66th Czech and Slovak Mathematical Olympiad

Subtracting the third equation from the first one we get $$z^2-x^2=(z-x)(z+x)=y-u.\text{\hspace{1em}(1)}$$ Similarly, the second and the fourth equation imply $$y^2-u^2=(y-u)(y+u)=x-z.\text{\hspace{1em}(2)}$$ Relations (1) and (2) then imply that $x=z$ holds if and only if $y=u$ holds. We distinguish two cases, denoted a), b).

a) First, let us assume that $x=z$ and $y=u$, that is we are looking for quadruplets of the form $(x,y,z,u)=(x,y,x,y)$ with unknown $x$ and $y$. The original system reduces to $$\begin{array}{rl}k-x^2& =y,\\ k-y^2& =x.\end{array}$$ Subtracting the equations and rewriting we obtain $$(y-x)(y+x-1)=0.$$ We distinguish two (not quite disjoint) subcases.

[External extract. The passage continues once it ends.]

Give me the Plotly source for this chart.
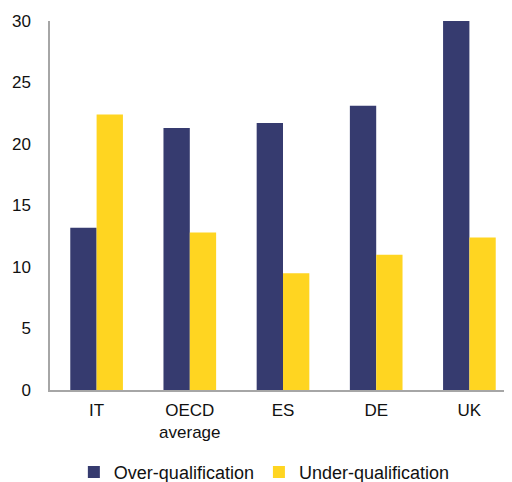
import plotly.graph_objects as go

categories = ["IT", "OECD<br>average", "ES", "DE", "UK"]
over_qualification = [13.2, 21.3, 21.7, 23.1, 30.0]
under_qualification = [22.4, 12.8, 9.5, 11.0, 12.4]

NAVY = "#363B6F"
YELLOW = "#FFD521"

fig = go.Figure()
fig.add_trace(go.Bar(x=categories, y=over_qualification, name="Over-qualification",
                     marker=dict(color=NAVY, line=dict(width=0))))
fig.add_trace(go.Bar(x=categories, y=under_qualification, name="Under-qualification",
                     marker=dict(color=YELLOW, line=dict(width=0))))

# figure is a bit larger than the window on purpose: the original chart is
# cropped on the right and the legend runs into the bottom edge
fig.update_layout(
    width=512,
    height=490,
    barmode="group",
    bargap=0.435,
    bargroupgap=0,
    margin=dict(l=36, r=4, t=12, b=108),
    plot_bgcolor="white",
    paper_bgcolor="white",
    font=dict(family="Liberation Sans, Arial, sans-serif", size=17, color="#111111"),
    showlegend=True,
    legend=dict(orientation="h", x=0.46, xanchor="center", y=-0.173, yanchor="top",
                font=dict(size=18), itemwidth=30, traceorder="normal"),
    xaxis=dict(showline=True, linecolor="#A6A6A6", linewidth=1.5,
               ticks="", showgrid=False, ticklabelstandoff=4),
    yaxis=dict(range=[0, 30], dtick=5, showline=True, linecolor="#A6A6A6", linewidth=1.5,
               showgrid=False, zeroline=False, ticks="", ticklabelstandoff=14),
)

fig.write_html("out.html", config={"displayModeBar": False})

If $y-x=0$, the reduced system further reduces to a single quadratic equation $$x^2+x-k=0.$$ For any $k\in (0,1]$, this equation has two real solutions. $$x_{1,2}=\frac{-1\pm \sqrt{4k+1}}{2}.$$ The original system therefore has at least two solutions $$x_1=y_1=z_1=u_1=\frac{-1+\sqrt{4k+1}}{2},x_2=y_2=z_2=u_2=\frac{-1-\sqrt{4k+1}}{2}.\text{\hspace{1em}(3)}$$ If $x+y-1=0$, the reduced system further reduces to quadratic equation $$x^2-x+(1-k)=0.$$ Since its discriminant equals $4k-3$, this quadratic equation has solution if and only if $k\ge \frac{3}{4}$. The solutions are $$x_3=\frac{1+\sqrt{4k-3}}{2}\text{and}{x}_4=\frac{1-\sqrt{4k-3}}{2},$$ and the corresponding values of $y=1-x$ are then $$y_3=\frac{1-\sqrt{4k-3}}{2}\text{and}{y}_4=\frac{1+\sqrt{4k-3}}{2}.$$ If $k=3/4$, these solutions are identical and in fact identical with the solutions already found in (3). On the other hand, for $3/4<k\le 1$ we obtain two other distinct solutions $$(x,y,z,u)=(x_3,y_3,x_3,y_3)\text{and}(x,y,z,u)=(x_4,y_4,x_4,y_4).(4)$$

b) Second, let us assume $x\ne z$ and $y\ne u$. In this case, plugging $x-z$ from (2) into the left-hand side of (1) and dividing by nonzero $y-u$ we arrive at $$(x+z)(y+u)=-1.(5)$$ Since the right-hand side of (5) is negative, at least one of the numbers $x,y,z,u$ is positive and at least one of them is negative. However, this contradicts a sequence of implications $$x\ge 0\Rightarrow y\ge 0\Rightarrow z\ge 0\Rightarrow u\ge 0\Rightarrow x\ge 0,(6)$$ that we prove now: It suffices to prove the first implication (the proofs of the others are analogous). Assume $x>0$. The fourth equation of the original system implies $x\le k$ and since $k\le 1$, we have $0\le x\le k\le 1$. This implies $x^2\le k$ (as $t^2\le t$ for any $t\in (0,1)$). The first equation of the original system now implies $y\ge 0$ as desired. Therefore there are no solutions in case b).